DATA SECTION:

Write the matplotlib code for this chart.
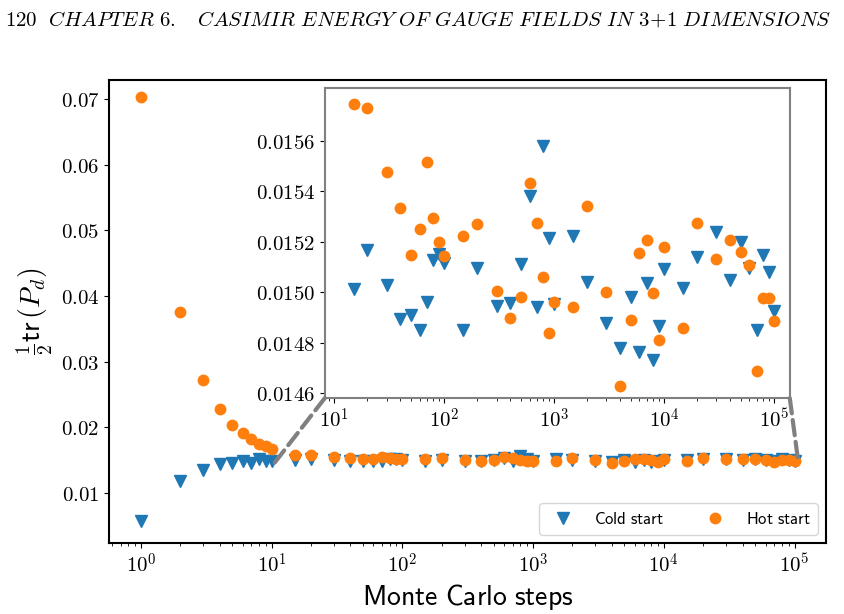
import numpy as np
import matplotlib
matplotlib.use('Agg')
import matplotlib.pyplot as plt
from matplotlib.patches import ConnectionPatch
from matplotlib.ticker import FormatStrFormatter, FuncFormatter, NullFormatter

plt.rcParams['mathtext.fontset'] = 'cm'

# Monte Carlo steps
steps = [1, 2, 3, 4, 5, 6, 7, 8, 9, 10,
         15, 20, 30, 40, 50, 60, 70, 80, 90, 100,
         150, 200, 300, 400, 500, 600, 700, 800, 900, 1000,
         1500, 2000, 3000, 4000, 5000, 6000, 7000, 8000, 9000, 10000,
         15000, 20000, 30000, 40000, 50000, 60000, 70000, 80000, 90000, 100000]

# 1/2 tr(P_d), cold start
cold = [0.0057, 0.0118, 0.01356, 0.01442, 0.01457, 0.01483, 0.01457, 0.01523, 0.01483, 0.01483,
        0.015011, 0.015167, 0.015027, 0.014892, 0.014911, 0.014850, 0.014961, 0.015127, 0.015150, 0.015116,
        0.014850, 0.015095, 0.014945, 0.014958, 0.015110, 0.015383, 0.014941, 0.015578, 0.015213, 0.014952,
        0.015222, 0.015040, 0.014879, 0.014778, 0.014982, 0.014761, 0.015037, 0.014730, 0.014864, 0.015090,
        0.015018, 0.015139, 0.015238, 0.015048, 0.015198, 0.015097, 0.014850, 0.015149, 0.015080, 0.014924]

# 1/2 tr(P_d), hot start
hot = [0.07025, 0.0375, 0.0272, 0.02284, 0.02035, 0.01919, 0.01817, 0.01746, 0.01721, 0.01665,
       0.015745, 0.015729, 0.015477, 0.015333, 0.015149, 0.015250, 0.015518, 0.015294, 0.015197, 0.015145,
       0.015223, 0.015271, 0.015006, 0.014898, 0.014982, 0.015431, 0.015276, 0.015061, 0.014837, 0.014960,
       0.014941, 0.015342, 0.015002, 0.014629, 0.014890, 0.015156, 0.015206, 0.014997, 0.014812, 0.015178,
       0.014857, 0.015273, 0.015132, 0.015207, 0.015159, 0.015106, 0.014686, 0.014978, 0.014978, 0.014885]

main_yticks = [0.01, 0.02, 0.03, 0.04, 0.05, 0.06, 0.07]
inset_yticks = [0.0146, 0.0148, 0.0150, 0.0152, 0.0154, 0.0156]
main_xticks = [1, 10, 100, 1000, 10000, 100000]
inset_xticks = [10, 100, 1000, 10000, 100000]

# computer-modern style decade labels
decade = FuncFormatter(lambda v, p: r'$10^{%d}$' % round(np.log10(v)))

fig = plt.figure(figsize=(8.45, 6.14), dpi=100)
ax = fig.add_axes([0.129, 0.1156, 0.8485, 0.7541])

ax.plot(steps, cold, 'v', color='#1f77b4', ms=8, label=r'$\mathsf{Cold\ start}$')
ax.plot(steps, hot, 'o', color='#ff7f0e', ms=7.5, label=r'$\mathsf{Hot\ start}$')
ax.set_xscale('log')
ax.set_xlim(0.569, 1.74e5)
ax.set_ylim(0.0024, 0.0729)
ax.set_xticks(main_xticks)
ax.set_yticks(main_yticks)
ax.yaxis.set_major_formatter(FormatStrFormatter(r'$%.2f$'))
ax.xaxis.set_major_formatter(decade)
ax.xaxis.set_minor_formatter(NullFormatter())
ax.tick_params(labelsize=15)
for s in ax.spines.values():
    s.set_linewidth(1.5)

ax.set_xlabel(r'$\mathsf{Monte\ Carlo\ steps}$', fontsize=20)
ax.set_ylabel(r'$\frac{1}{2}\mathsf{tr}\,(P_d)$', fontsize=20)

leg = ax.legend(loc='lower right', ncol=2, fontsize=12, columnspacing=2.0,
                handletextpad=0.9, borderaxespad=0.5)

# zoomed inset
axins = ax.inset_axes([0.301, 0.313, 0.6485, 0.67])
axins.plot(steps[10:], cold[10:], 'v', color='#1f77b4', ms=8)
axins.plot(steps[10:], hot[10:], 'o', color='#ff7f0e', ms=7.5)
axins.set_xscale('log')
axins.set_xlim(8.2, 1.4e5)
axins.set_ylim(0.01458, 0.01581)
axins.set_xticks(inset_xticks)
axins.set_yticks(inset_yticks)
axins.yaxis.set_major_formatter(FormatStrFormatter(r'$%.4f$'))
axins.xaxis.set_major_formatter(decade)
axins.xaxis.set_minor_formatter(NullFormatter())
axins.tick_params(labelsize=15)
for s in axins.spines.values():
    s.set_color('0.5')
    s.set_linewidth(1.5)

# dashed connectors from inset to zoomed region
for xa, xb in [(0, 10.5), (1, 1.07e5)]:
    con = ConnectionPatch(xyA=(xa, 0), coordsA=axins.transAxes,
                          xyB=(xb, 0.0146), coordsB=ax.transData,
                          ls='--', color='0.5', lw=3)
    fig.add_artist(con)

header = (r'$120\ \ \mathit{CHAPTER\ 6.\ \ \ CASIMIR\ ENERGY\ OF\ GAUGE\ FIELDS\ IN\ '
          r'3\!+\!1\ DIMENSIONS}$')
fig.text(0.006, 0.985, header, fontsize=15, va='top', ha='left')

fig.savefig('out.png', dpi=100)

WHAT THE TASK ASKS:
On how many lines does the word "matplotlib" appear? Answer with only the number.

REPLY TO THE TASK:
6